No consumes drogas por un tema de salud y has mencionado experiencias espirituales guiadas por chamanes. ¿Alguna de ellas ocurrió en Sudamérica —en Perú o Brasil—, quizá con ayahuasca? ¿Cómo han moldeado esos viajes tu visión sobre la creatividad, la conciencia o el performance?
Sí. Yo no tomo nada: alcohol o marihuana quizá una vez al año, como algo especial para escuchar un disco nuevo —“a ver cómo suena con weed”—, y ni siquiera me hace mucho bien. Hace algunos años trabajé con un chamán peruano que me voló la cabeza y pareció sanar mis problemas de hígado, que tengo desde niño. Sigo trabajando con él y con su esposa, y ese trabajo me parece asombroso.
Vengo de una formación en meditación, así que tengo maneras de integrar esas experiencias. He enseñado danza extática por 30 años, y eso también me da herramientas para integrarlas. No se trata de un “subidón” superficial: pueden enseñarte algo real. También sé que en Perú hay gente harta del turismo de ayahuasca, que puede ser abusivo. Por eso soy cuidadoso con lo que digo al respecto.

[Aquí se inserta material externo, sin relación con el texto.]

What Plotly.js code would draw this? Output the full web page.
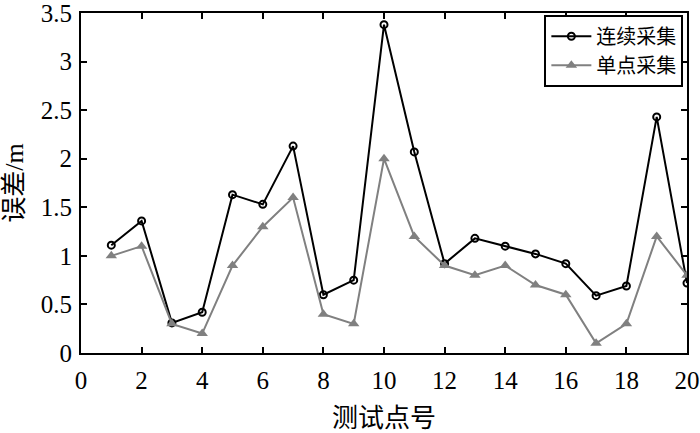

—Tus letras siempre han explorado la conexión, la espiritualidad, el amor, la búsqueda de sentido. ¿Cómo influyó esa trayectoria al escribir tu primera novela, When I Die for the first time, publicada el año pasado? Recibió buenas críticas y tiene mucho sexo explícito.
—Me tomó más de diez años escribirla. Creo que fue una manera de procesar traumas de los noventa, cuando yo estaba completamente sobrio y varios compañeros de banda se volvieron adictos a distintas sustancias. Temí que alguno muriera, y me sentía muy solo. Así nació una historia sobre un cantante, Seth Brakes, con problemas de adicción. También quise hablar de la sexualidad sagrada, un tema tabú del que nadie enseña nada. La novela es una comedia oscura sobre el deseo, el amor, los fantasmas y las adicciones. He recuperado los derechos sobre el libro porque no me gustó el trabajo de la editorial y en un par de meses saldrá la versión en audiolibro. Estoy preparando una segunda parte: el personaje principal termina en el Amazonas peruano, donde inicia un viaje de sanación. Ahora mismo Seth Brakes está en Perú. Esa será la historia del próximo libro, si logro completarlo. Escribirlo fue dificilísimo, pero necesario.